Development

Dataset Table Definitions

Tables in Extended CSV files must conform to a certain format, and certain tables are required for each dataset. The specifications for table formatting are defined in table definition files, two of which are provided with the WOUDC Data Registry codebase.

data/tables.yml is a table definition file for production use when processing incoming files. data/migrate/tables-backfilling.yml is an alternative table definition file for backfilling the registry with historical files. The second file is looser on required tables and fields to allow flexibility with older WOUDC formats.

Table Definition Format

Table definition files are made up of organized sections of table definitions. Each table definition is a dictionary-type element (in a JSON or YAML file or equivalent) which defines the shape and expected fields of a table.

A table definition is formatted like this (example in YAML):

table_name:
    rows: <range of rows>
    occurrences: <range of occurrences>
    ~required_fields:
        - list
        - of
        - required
        - fields
    ~optional_fields:
        - list
        - of
        - optional
        - fields

Optional keys are prefixed with the ~ character.

In a table definition, a range of integers a < b is specified by a string with one of the following forms:

b      The discrete number b.
a-b    The range of integers between a and b (inclusive).
b+     The range of integers with no upper bound starting at b.

The rows key defines the allowable height range for the table, i.e. the number of rows the table must have.

The occurrences key defines the allowable range of number of times the table appears in the file. If 0 is included in the range then the table as a whole is optional and may be left out of a file.

The (optional) required_fields key defines a list of field names that must appear in the table. If any of these fields is missing from the file, the table will be considered invalid. All tables must have at least one required field.

The (optional) optional_fields key defines a list of field names that may appear in the table but are not required.

Dataset Definition Format

The set of table definitions varies based on which type of data the file contains. Table definition files express this by organizing table definitions into sections.

Some tables are common to all Extended CSV files. The Common key at the top of a table definition files contains the definitions for all these shared tables.

Besides the common tables, the table definitions that apply to an Extended CSV file depend on certain fields within the file.

The table definitions apply depend on the file’s dataset (the type of data contained, controlled by the #CONTENT.Category value), its level (of QA, controlled by the #CONTENT.Level value), and its form (controlled by its #CONTENT.Form value). In some cases there are multiple allowable table definitions for the same dataset, level, and form, in which case each option is assigned an integer version number starting from 1.

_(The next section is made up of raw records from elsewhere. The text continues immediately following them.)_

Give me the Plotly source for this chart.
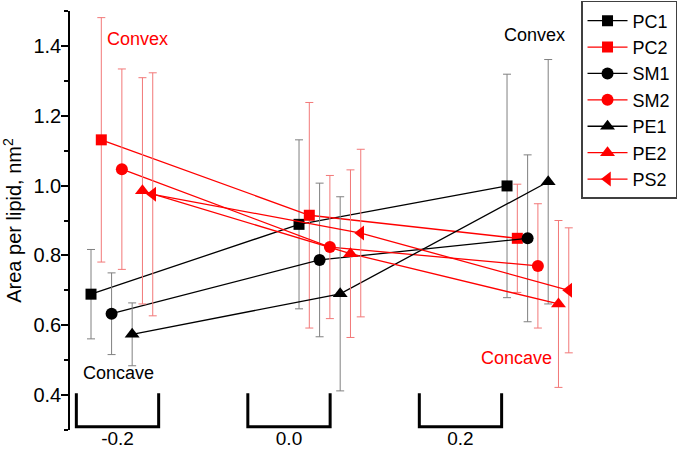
import plotly.graph_objects as go

# ---- data ----
curvature = [-0.2, 0.0, 0.2]
tick_labels = ["-0.2", "0.0", "0.2"]

series_names = ["PC1", "PC2", "SM1", "SM2", "PE1", "PE2", "PS2"]

PC1 = [0.689, 0.889, 0.999]
PC2 = [1.131, 0.915, 0.849]
SM1 = [0.633, 0.787, 0.849]
SM2 = [1.047, 0.824, 0.770]
PE1 = [0.574, 0.690, 1.011]
PE2 = [0.985, 0.805, 0.661]
PS2 = [0.975, 0.864, 0.700]

PC1_err = [0.128, 0.242, 0.320]
PC2_err = [0.350, 0.323, 0.155]
SM1_err = [0.117, 0.220, 0.239]
SM2_err = [0.287, 0.205, 0.178]
PE1_err = [0.090, 0.278, 0.350]
PE2_err = [0.324, 0.240, 0.239]
PS2_err = [0.348, 0.240, 0.179]

values = [PC1, PC2, SM1, SM2, PE1, PE2, PS2]
errors = [PC1_err, PC2_err, SM1_err, SM2_err, PE1_err, PE2_err, PS2_err]

# ---- styling ----
FONT = "Liberation Sans, Arial, sans-serif"
colors = ["black", "#ff0000", "black", "#ff0000", "black", "#ff0000", "#ff0000"]
err_colors = ["#808080", "#f27878", "#808080", "#f27878", "#808080", "#f27878", "#f27878"]
symbols = ["square", "square", "circle", "circle", "triangle-up", "triangle-up", "triangle-left"]
sizes = [11, 11, 12, 12, 13, 13, 13]

group_spread = 1.213   # horizontal spread of groups relative to tick positions
group_shift = 0.0117
dodge = 0.012

fig = go.Figure()
for i, (name, vals, errs) in enumerate(zip(series_names, values, errors)):
    xs = [group_spread * c + group_shift + dodge * i for c in curvature]
    fig.add_trace(go.Scatter(
        x=xs, y=vals, name=name, mode="lines+markers",
        line=dict(color=colors[i], width=1.3),
        marker=dict(symbol=symbols[i], size=sizes[i], color=colors[i]),
        error_y=dict(type="data", array=errs, visible=True,
                     color=err_colors[i], thickness=1, width=4),
    ))

# bracket marks for the x categories
for c in curvature:
    hw = 0.048
    fig.add_shape(type="path",
                  path=f"M {c-hw},0.405 L {c-hw},0.309 L {c+hw},0.309 L {c+hw},0.405",
                  xref="x", yref="y", line=dict(color="black", width=3))

annots = [
    dict(text="Convex", x=0.132, y=39, color="#ff0000"),
    dict(text="Concave", x=0.096, y=373, color="black"),
    dict(text="Convex", x=0.910, y=35, color="black"),
    dict(text="Concave", x=0.876, y=358, color="#ff0000"),
]
for a in annots:
    fig.add_annotation(text=a["text"], xref="paper", yref="paper",
                       x=a["x"], y=(430 - a["y"]) / 419, showarrow=False,
                       xanchor="center", yanchor="middle",
                       font=dict(family=FONT, size=18, color=a["color"]))

fig.update_layout(
    width=685, height=450,
    margin=dict(l=70, r=105, t=11, b=20, autoexpand=False),
    paper_bgcolor="white", plot_bgcolor="white",
    font=dict(family=FONT, size=20, color="black"),
    showlegend=True,
    legend=dict(x=1.002, y=1.024, xanchor="left", yanchor="top",
                bgcolor="white", bordercolor="#404040", borderwidth=1.5,
                font=dict(family=FONT, size=18, color="black"),
                tracegroupgap=0, itemwidth=40),
    xaxis=dict(range=[-0.2554, 0.3394], showline=False, showgrid=False,
               zeroline=False, ticks="", tickvals=curvature, ticktext=tick_labels,
               tickfont=dict(family=FONT, size=19), automargin=False,
               ticklabelstandoff=-5),
    yaxis=dict(range=[0.3, 1.5], showline=True, linecolor="black", linewidth=1.5,
               showgrid=False, zeroline=False, ticks="outside", ticklen=7,
               tickwidth=1.5, tickcolor="black", tickvals=[0.4, 0.6, 0.8, 1.0, 1.2, 1.4],
               ticktext=["0.4", "0.6", "0.8", "1.0", "1.2", "1.4"],
               minor=dict(tickvals=[0.3, 0.5, 0.7, 0.9, 1.1, 1.3, 1.5], ticks="outside",
                          ticklen=4, tickwidth=1.5, tickcolor="black"),
               tickfont=dict(family=FONT, size=20), automargin=False,
               ticklabelstandoff=-4,
               title=dict(text="Area per lipid, nm<sup>2</sup>",
                          font=dict(family=FONT, size=20), standoff=8)),
)

fig.write_html("out.html",
               config={"displayModeBar": False},
               post_script="document.body.style.margin='0';")
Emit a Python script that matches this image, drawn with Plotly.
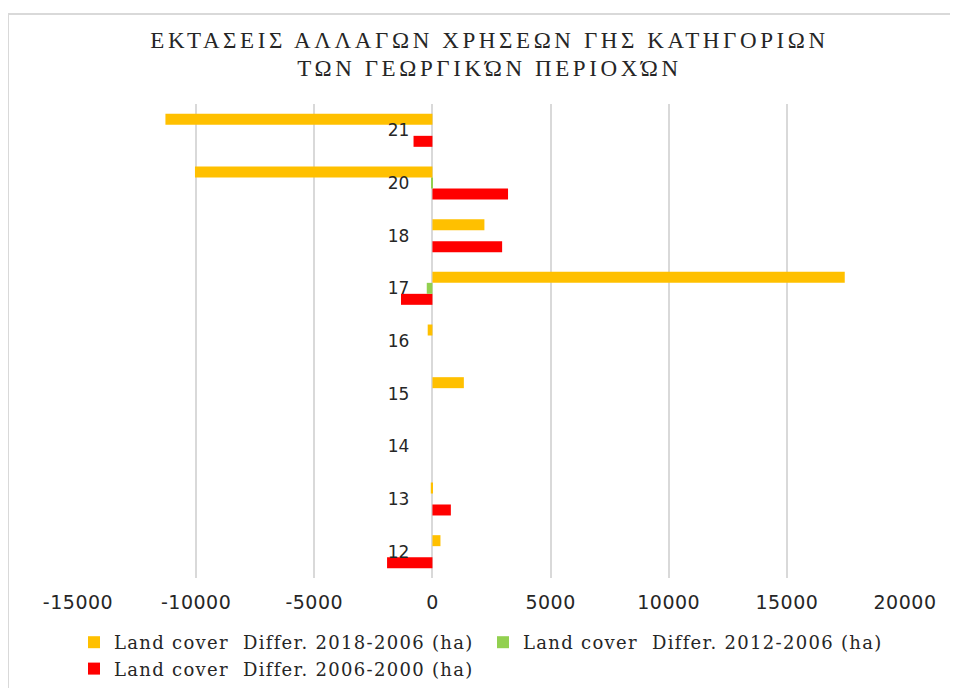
import plotly.graph_objects as go

categories = ["12", "13", "14", "15", "16", "17", "18", "20", "21"]
diff_2018_2006 = [340, -70, 0, 1330, -200, 17450, 2200, -10050, -11300]
diff_2012_2006 = [0, 0, 0, 0, 0, -240, 0, -60, 0]
diff_2006_2000 = [-1920, 780, 0, 0, 0, -1330, 2950, 3200, -800]

series_names = [
    "Land cover\u00a0 Differ. 2018-2006 (ha)",
    "Land cover\u00a0 Differ. 2012-2006 (ha)",
    "Land cover\u00a0 Differ. 2006-2000 (ha)",
]
series_colors = ["#FFC000", "#92D050", "#FF0000"]

x_tickvals = [-15000, -10000, -5000, 0, 5000, 10000, 15000, 20000]
x_ticktext = ["-15000", "-10000", "-5000", "0", "5000", "10000", "15000", "20000"]

title_lines = ["ΕΚΤΑΣΕΙΣ ΑΛΛΑΓΩΝ ΧΡΗΣΕΩΝ ΓΗΣ ΚΑΤΗΓΟΡΙΩΝ", "ΤΩΝ ΓΕΩΡΓΙΚΏΝ ΠΕΡΙΟΧΏΝ"]


def spaced(text, size=None, ls=0.0):
    style = []
    if size:
        style.append(f"font-size:{size}px")
    if ls:
        style.append(f"letter-spacing:{ls}px")
    return f"<span style='{';'.join(style)}'>{text}</span>"


title_text = "<br>".join(spaced(t, 23, 3.6) for t in title_lines)

fig = go.Figure()
# Plotly stacks horizontal groups bottom-up, so add in reverse to keep 2018-2006 on top
for vals, name, col in reversed(list(zip([diff_2018_2006, diff_2012_2006, diff_2006_2000],
                                          series_names, series_colors))):
    fig.add_trace(go.Bar(
        y=categories, x=vals, name=spaced(name, None, 1.3), orientation="h",
        marker=dict(color=col, line=dict(width=0)),
    ))

# page body adds an 8px offset; positions below are given in screen pixels
OFF = 8
W, H = 958, 760
ml, mr, mt = 78 - OFF, W + OFF - 905, 104 - OFF
mb = H + OFF - 578
pw, ph = W - ml - mr, H - mt - mb


def px_x(x):
    return (x - OFF - ml) / pw


def px_y(y):
    return (H - mb - (y - OFF)) / ph


fig.update_layout(
    template="none",
    width=W, height=H,
    margin=dict(l=ml, r=mr, t=mt, b=mb, pad=0),
    paper_bgcolor="white", plot_bgcolor="white",
    barmode="group", bargap=0.374, bargroupgap=0,
    title=dict(text=title_text, x=(489.5 - OFF) / W, xref="container", xanchor="center",
               y=1 - 39.5 / H, yref="container", yanchor="top",
               font=dict(family="Liberation Serif", size=22, color="#262626")),
    xaxis=dict(range=[-15000, 20000], tickvals=x_tickvals,
               ticktext=[spaced(t, None, 0.5) for t in x_ticktext],
               showgrid=True, gridcolor="#D9D9D9", gridwidth=2,
               zeroline=True, zerolinecolor="#D9D9D9", zerolinewidth=2,
               showline=False, ticks="", ticklabelstandoff=11,
               tickfont=dict(family="DejaVu Sans", size=19, color="#262626"),
               automargin=False),
    yaxis=dict(type="category", categoryorder="array", categoryarray=categories,
               range=[-0.5, len(categories) - 0.5],
               anchor="free", position=15000 / 35000, side="left",
               showgrid=False, zeroline=False, showline=False, ticks="",
               ticklabelstandoff=23,
               tickfont=dict(family="DejaVu Sans", size=17, color="#262626"),
               automargin=False),
    legend=dict(orientation="h", traceorder="reversed",
                xref="container", x=66 / W, xanchor="left",
                yref="container", y=1 - (624 - OFF) / H, yanchor="top",
                entrywidth=364, entrywidthmode="pixels",
                font=dict(family="DejaVu Serif", size=18, color="#262626"),
                bgcolor="rgba(0,0,0,0)"),
    showlegend=True,
)

fig.add_shape(type="rect", xref="paper", yref="paper",
              x0=px_x(8), x1=px_x(990), y0=px_y(740), y1=px_y(14),
              line=dict(color="#D9D9D9", width=2), fillcolor="rgba(0,0,0,0)",
              layer="below")

fig.write_html("out.html")
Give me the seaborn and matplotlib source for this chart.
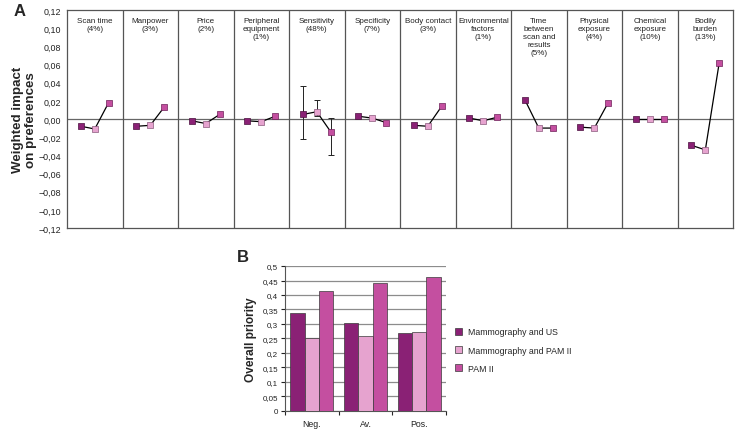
import numpy as np
import pandas as pd
import matplotlib
matplotlib.use("Agg")
import matplotlib.pyplot as plt
import seaborn as sns
from matplotlib.ticker import FuncFormatter, FixedLocator

# ---- data -------------------------------------------------------------
factors = ["Scan time\n(4%)", "Manpower\n(3%)", "Price\n(2%)", "Peripheral\nequipment\n(1%)",
           "Sensitivity\n(48%)", "Specificity\n(7%)", "Body contact\n(3%)", "Environmental\nfactors\n(1%)",
           "Time\nbetween\nscan and\nresults\n(5%)", "Physical\nexposure\n(4%)", "Chemical\nexposure\n(10%)",
           "Bodily\nburden\n(13%)"]
series = ["Mammography and US", "Mammography and PAM II", "PAM II"]
mammo_us = [-0.008, -0.008, -0.002, -0.002, 0.005, 0.003, -0.007, 0.001, 0.021, -0.009, 0.000, -0.029]
mammo_pam = [-0.011, -0.007, -0.005, -0.003, 0.008, 0.001, -0.008, -0.002, -0.010, -0.010, 0.000, -0.034]
pam = [0.018, 0.013, 0.005, 0.003, -0.014, -0.004, 0.014, 0.002, -0.010, 0.018, 0.000, 0.062]
# error bars for sensitivity (lower, upper ends)
sens_low = [-0.022, 0.003, -0.040]
sens_high = [0.036, 0.021, 0.001]

scenarios = ["Neg.", "Av.", "Pos."]
prio_us = [0.337, 0.302, 0.269]
prio_pam2 = [0.250, 0.257, 0.271]
prio_pam = [0.413, 0.443, 0.462]

colors = ["#8a2175", "#e6a3cf", "#c44fa0"]
edges = ["#4a0f3e", "#8a5a7c", "#6e2058"]

sns.set_style("white")
plt.rcParams["font.family"] = ["Liberation Sans", "DejaVu Sans"]

fig = plt.figure(figsize=(7.42, 4.35), dpi=100)

# ---- panel A ----------------------------------------------------------
rows = []
for i, f in enumerate(factors):
    for j, (s, vals) in enumerate(zip(series, [mammo_us, mammo_pam, pam])):
        rows.append({"factor": i, "series": s, "x": i + 0.25 * (j + 1), "value": vals[i]})
dfa = pd.DataFrame(rows)

axA = fig.add_axes([0.0903, 0.4736, 0.8977, 0.5011])
axA.axhline(0, color="#666666", lw=0.9, zorder=1)
for k in range(1, len(factors)):
    axA.axvline(k, color="#555555", lw=0.9, zorder=1)

sns.lineplot(data=dfa, x="x", y="value", units="factor", estimator=None,
             color="black", lw=0.9, ax=axA, zorder=2, legend=False)

sens = dfa[dfa["factor"] == 4]
yerr = np.array([sens["value"].values - np.array(sens_low),
                 np.array(sens_high) - sens["value"].values])
axA.errorbar(sens["x"], sens["value"], yerr=yerr, fmt="none", ecolor="#222222",
             elinewidth=0.7, capsize=2.2, capthick=0.7, zorder=2)

for s, c, e in zip(series, colors, edges):
    sub = dfa[dfa["series"] == s]
    axA.scatter(sub["x"], sub["value"], marker="s", s=22, color=c,
                edgecolor=e, linewidth=0.5, zorder=3)

axA.set_xlim(0, len(factors))
axA.set_ylim(-0.12, 0.12)
axA.set_xticks([])
axA.yaxis.set_major_locator(FixedLocator(np.arange(-0.12, 0.1201, 0.02)))
axA.yaxis.set_major_formatter(FuncFormatter(
    lambda v, p: f"{v:.2f}".replace(".", ",").replace("-", "\u2212") if abs(v) > 1e-9 else "0,00"))
axA.tick_params(axis="y", labelsize=6.4, length=0, pad=4, colors="#222222")
for sp in axA.spines.values():
    sp.set_color("#555555")
    sp.set_linewidth(0.9)
for i, f in enumerate(factors):
    axA.text(i + 0.5, 0.1125, f, ha="center", va="top", fontsize=5.8,
             linespacing=1.2, color="#222222")
axA.set_xlabel("")
axA.set_ylabel("Weighted impact\non preferences", fontsize=9.6, fontweight="bold",
               linespacing=1.15, labelpad=1)
fig.text(14 / 742, 1 - 12 / 435, "A", fontsize=12, fontweight="bold", va="center")

# ---- panel B ----------------------------------------------------------
dfb = pd.DataFrame({
    "scenario": np.repeat(scenarios, 3),
    "series": series * len(scenarios),
    "priority": [v for trio in zip(prio_us, prio_pam2, prio_pam) for v in trio],
})
axB = fig.add_axes([0.384, 0.0529, 0.217, 0.3333])
sns.barplot(data=dfb, x="scenario", y="priority", hue="series", palette=colors,
            saturation=1, width=0.8, edgecolor="#3a3a3a", linewidth=0.5, ax=axB, zorder=3)
axB.set_ylim(0, 0.5)
axB.set_xlim(-0.5, 2.5)
axB.yaxis.set_major_locator(FixedLocator(np.arange(0, 0.501, 0.05)))
axB.yaxis.set_major_formatter(FuncFormatter(lambda v, p: f"{round(v, 2):g}".replace(".", ",")))
axB.grid(axis="y", color="#8c8c8c", lw=0.9, zorder=0)
axB.set_axisbelow(True)
axB.tick_params(axis="y", labelsize=5.8, length=3, width=0.8, direction="out",
                left=True, colors="#222222", pad=2)
axB.tick_params(axis="x", labelsize=6.3, length=0, pad=6, colors="#222222")
axB.set_xticks([-0.5, 0.5, 1.5, 2.5], minor=True)
axB.tick_params(axis="x", which="minor", length=3, width=0.8, bottom=True, direction="out")
for side in ["top", "right"]:
    axB.spines[side].set_visible(False)
axB.spines["left"].set_color("#555555")
axB.spines["bottom"].set_color("#555555")
axB.set_xlabel("")
axB.set_ylabel("Overall priority", fontsize=8.6, fontweight="bold", labelpad=4)
axB.get_legend().remove()
handles = [plt.Rectangle((0, 0), 1, 1, facecolor=c, edgecolor="#3a3a3a", linewidth=0.5)
           for c in colors]
fig.legend(handles, series, loc="upper left", bbox_to_anchor=(452 / 742, 1 - 325 / 435),
           frameon=False, fontsize=6.3, handlelength=0.8, handleheight=0.8,
           handletextpad=0.6, labelspacing=1.05, borderaxespad=0)
fig.text(237 / 742, 1 - 257 / 435, "B", fontsize=12, fontweight="bold", va="center")

fig.savefig("out.png", dpi=100)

A dataset definition is formatted like this (example in YAML):

dataset_name:
  "level":
    "form":
      table definition 1
      table definition 2
      ...
      data_table: <name of data table>
    ..
  ..

OR:

dataset_name:
  "level":
    "form":
      "version":
        table definition 1
        table definition 2
        ...
        data_table: <name of data table>
      ..
    ..
  ..

The numeric level, form, and version keys all must be surrounded by double quotes to force them to be strings. There may be multiple level keys in a dataset, multiple forms within a level, and multiple versions within a form.

In the innermost block is a series of table names mapped to table definitions. The one additional key, data_table, maps to the name of the table containing observational data. This must correspond to a required table amongst the table definitions in that block.

Asserting Correctness

The WOUDC Data Registry process validates all table definition files against a schema before using them. The schema is written using JSON schema language and is stored at data/table-schema.json.

WOUDC developers adding to a table definitions file can use JSON schema validation tools to check that their additions are in the right format.